:: PROVIDED DATA ::
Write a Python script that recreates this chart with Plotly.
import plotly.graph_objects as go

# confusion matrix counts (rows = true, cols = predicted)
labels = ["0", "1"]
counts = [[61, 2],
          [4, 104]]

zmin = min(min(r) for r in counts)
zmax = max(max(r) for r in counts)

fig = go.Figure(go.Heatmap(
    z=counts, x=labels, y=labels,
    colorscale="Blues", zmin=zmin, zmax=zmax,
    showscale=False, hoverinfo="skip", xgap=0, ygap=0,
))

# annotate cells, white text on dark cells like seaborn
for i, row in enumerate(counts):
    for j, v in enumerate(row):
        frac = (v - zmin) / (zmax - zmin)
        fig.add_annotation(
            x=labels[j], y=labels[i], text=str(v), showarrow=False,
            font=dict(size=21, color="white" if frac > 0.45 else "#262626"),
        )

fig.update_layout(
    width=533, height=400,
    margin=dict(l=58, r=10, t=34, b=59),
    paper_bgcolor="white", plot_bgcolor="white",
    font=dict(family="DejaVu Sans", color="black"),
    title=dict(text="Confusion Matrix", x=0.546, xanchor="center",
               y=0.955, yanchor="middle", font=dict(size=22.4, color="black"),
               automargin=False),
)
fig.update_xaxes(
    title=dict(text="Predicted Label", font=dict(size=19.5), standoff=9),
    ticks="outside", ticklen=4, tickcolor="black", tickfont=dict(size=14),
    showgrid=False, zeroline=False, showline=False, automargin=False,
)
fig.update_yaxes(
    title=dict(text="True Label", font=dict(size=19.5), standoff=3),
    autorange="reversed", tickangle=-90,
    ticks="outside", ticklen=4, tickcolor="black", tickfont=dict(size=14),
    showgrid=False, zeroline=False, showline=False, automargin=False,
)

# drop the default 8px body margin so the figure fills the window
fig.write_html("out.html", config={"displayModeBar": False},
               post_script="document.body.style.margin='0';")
--
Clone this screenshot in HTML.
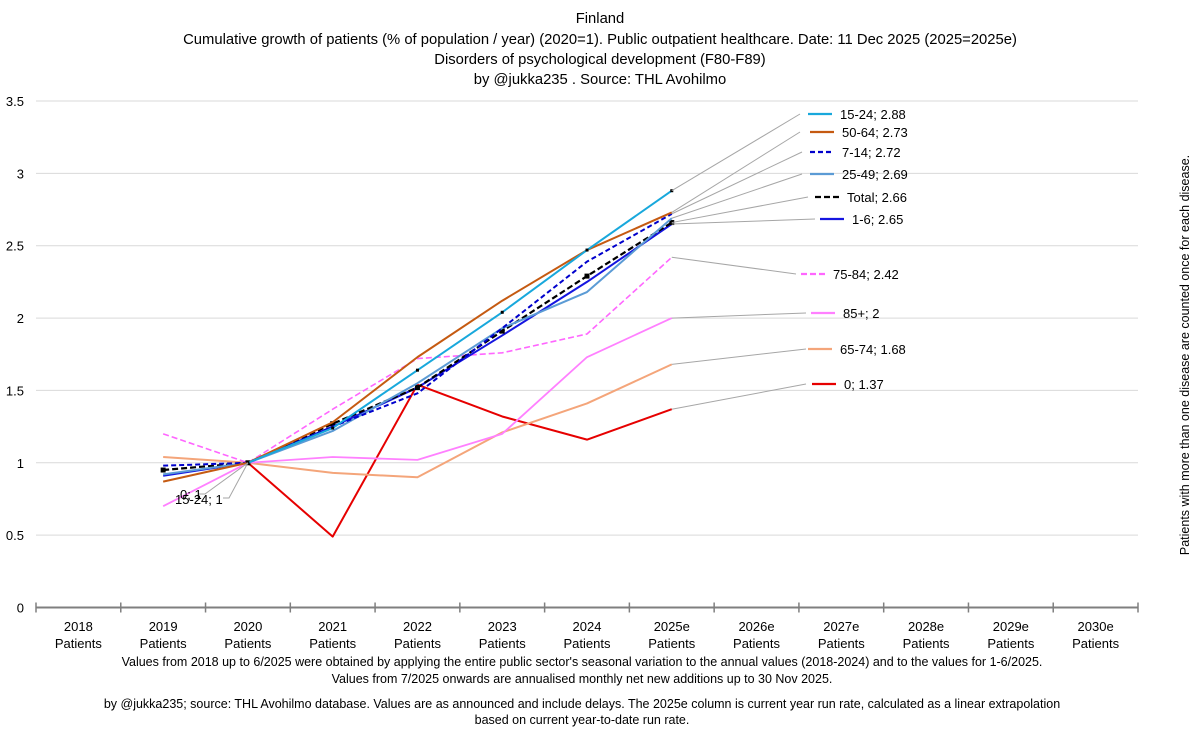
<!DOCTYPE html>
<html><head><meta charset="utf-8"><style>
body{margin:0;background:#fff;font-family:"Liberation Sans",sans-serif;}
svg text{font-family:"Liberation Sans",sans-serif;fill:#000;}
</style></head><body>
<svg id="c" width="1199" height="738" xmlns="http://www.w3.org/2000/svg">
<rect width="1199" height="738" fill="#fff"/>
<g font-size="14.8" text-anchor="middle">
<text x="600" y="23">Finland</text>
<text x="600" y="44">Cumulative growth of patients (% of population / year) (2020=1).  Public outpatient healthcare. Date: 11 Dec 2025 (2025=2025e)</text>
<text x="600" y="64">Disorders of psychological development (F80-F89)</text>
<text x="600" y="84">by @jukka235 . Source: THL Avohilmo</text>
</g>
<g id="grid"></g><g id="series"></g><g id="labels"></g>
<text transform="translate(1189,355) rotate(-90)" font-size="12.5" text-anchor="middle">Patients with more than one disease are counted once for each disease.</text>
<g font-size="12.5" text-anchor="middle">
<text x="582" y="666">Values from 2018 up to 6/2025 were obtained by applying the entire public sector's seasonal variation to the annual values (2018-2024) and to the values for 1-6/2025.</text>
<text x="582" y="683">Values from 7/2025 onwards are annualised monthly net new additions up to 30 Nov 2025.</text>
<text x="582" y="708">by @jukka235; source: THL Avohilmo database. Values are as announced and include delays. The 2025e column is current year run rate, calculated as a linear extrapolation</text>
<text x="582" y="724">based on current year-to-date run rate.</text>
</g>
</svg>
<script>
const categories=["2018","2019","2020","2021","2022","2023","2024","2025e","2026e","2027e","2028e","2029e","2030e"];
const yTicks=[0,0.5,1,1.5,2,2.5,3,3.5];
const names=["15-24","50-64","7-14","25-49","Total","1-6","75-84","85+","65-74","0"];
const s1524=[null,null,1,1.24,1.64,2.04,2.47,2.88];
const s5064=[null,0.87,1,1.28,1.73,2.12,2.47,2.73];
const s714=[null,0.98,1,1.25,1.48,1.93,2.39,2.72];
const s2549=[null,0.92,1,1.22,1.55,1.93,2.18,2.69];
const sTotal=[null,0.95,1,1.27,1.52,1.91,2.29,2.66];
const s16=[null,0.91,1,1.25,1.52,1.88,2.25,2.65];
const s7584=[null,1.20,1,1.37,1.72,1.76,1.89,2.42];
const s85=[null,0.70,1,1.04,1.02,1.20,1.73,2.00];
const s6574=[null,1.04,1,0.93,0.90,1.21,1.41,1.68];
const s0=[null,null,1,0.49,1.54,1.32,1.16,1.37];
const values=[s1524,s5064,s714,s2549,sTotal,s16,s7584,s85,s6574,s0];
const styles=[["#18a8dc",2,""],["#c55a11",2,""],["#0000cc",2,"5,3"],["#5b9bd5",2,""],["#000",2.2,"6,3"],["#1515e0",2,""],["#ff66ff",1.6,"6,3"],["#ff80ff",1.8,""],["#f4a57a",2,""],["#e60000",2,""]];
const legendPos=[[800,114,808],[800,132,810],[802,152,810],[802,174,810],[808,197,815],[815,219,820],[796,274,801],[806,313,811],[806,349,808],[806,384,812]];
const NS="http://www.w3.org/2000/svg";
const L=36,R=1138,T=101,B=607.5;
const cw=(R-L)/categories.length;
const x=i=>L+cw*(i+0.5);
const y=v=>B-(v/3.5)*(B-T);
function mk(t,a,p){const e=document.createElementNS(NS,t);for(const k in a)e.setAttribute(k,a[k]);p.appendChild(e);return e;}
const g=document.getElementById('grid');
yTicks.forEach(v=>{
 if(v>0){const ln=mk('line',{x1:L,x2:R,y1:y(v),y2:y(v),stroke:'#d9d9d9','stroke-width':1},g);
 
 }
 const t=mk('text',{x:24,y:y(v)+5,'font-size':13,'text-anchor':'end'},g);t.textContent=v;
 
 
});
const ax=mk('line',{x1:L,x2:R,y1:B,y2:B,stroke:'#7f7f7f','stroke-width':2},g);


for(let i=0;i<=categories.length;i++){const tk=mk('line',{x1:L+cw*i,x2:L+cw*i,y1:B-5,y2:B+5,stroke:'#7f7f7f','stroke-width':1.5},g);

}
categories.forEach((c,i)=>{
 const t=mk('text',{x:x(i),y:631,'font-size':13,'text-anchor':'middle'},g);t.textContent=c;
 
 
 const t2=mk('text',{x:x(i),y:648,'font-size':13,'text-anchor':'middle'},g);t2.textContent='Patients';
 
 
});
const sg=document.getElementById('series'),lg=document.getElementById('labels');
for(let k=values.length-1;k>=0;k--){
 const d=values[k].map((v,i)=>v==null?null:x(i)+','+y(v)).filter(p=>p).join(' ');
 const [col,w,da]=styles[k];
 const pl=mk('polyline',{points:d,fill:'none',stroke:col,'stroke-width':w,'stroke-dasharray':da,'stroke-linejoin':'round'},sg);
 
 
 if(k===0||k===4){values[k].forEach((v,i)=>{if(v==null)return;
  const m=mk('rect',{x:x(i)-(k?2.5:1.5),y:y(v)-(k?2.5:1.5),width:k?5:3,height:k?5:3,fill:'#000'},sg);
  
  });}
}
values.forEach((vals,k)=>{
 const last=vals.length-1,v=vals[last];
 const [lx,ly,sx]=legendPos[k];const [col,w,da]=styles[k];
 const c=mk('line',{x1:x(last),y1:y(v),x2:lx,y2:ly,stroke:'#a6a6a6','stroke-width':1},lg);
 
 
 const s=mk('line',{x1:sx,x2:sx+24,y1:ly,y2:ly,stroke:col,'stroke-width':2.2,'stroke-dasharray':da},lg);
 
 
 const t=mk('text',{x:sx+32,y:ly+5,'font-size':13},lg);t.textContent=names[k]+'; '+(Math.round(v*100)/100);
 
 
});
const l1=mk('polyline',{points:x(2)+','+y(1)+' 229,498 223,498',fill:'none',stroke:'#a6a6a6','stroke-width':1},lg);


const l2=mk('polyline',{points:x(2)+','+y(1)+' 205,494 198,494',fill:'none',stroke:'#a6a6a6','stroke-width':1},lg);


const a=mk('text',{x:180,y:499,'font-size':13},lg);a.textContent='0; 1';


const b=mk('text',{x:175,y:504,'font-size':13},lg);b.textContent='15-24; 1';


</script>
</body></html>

:: THE EXERCISE ::
Copy, from the material above, each line in which the string "this" occurs.

:: ANSWER BELOW ::
Write a Python script that recreates this chart with Plotly.
Clone this screenshot in HTML.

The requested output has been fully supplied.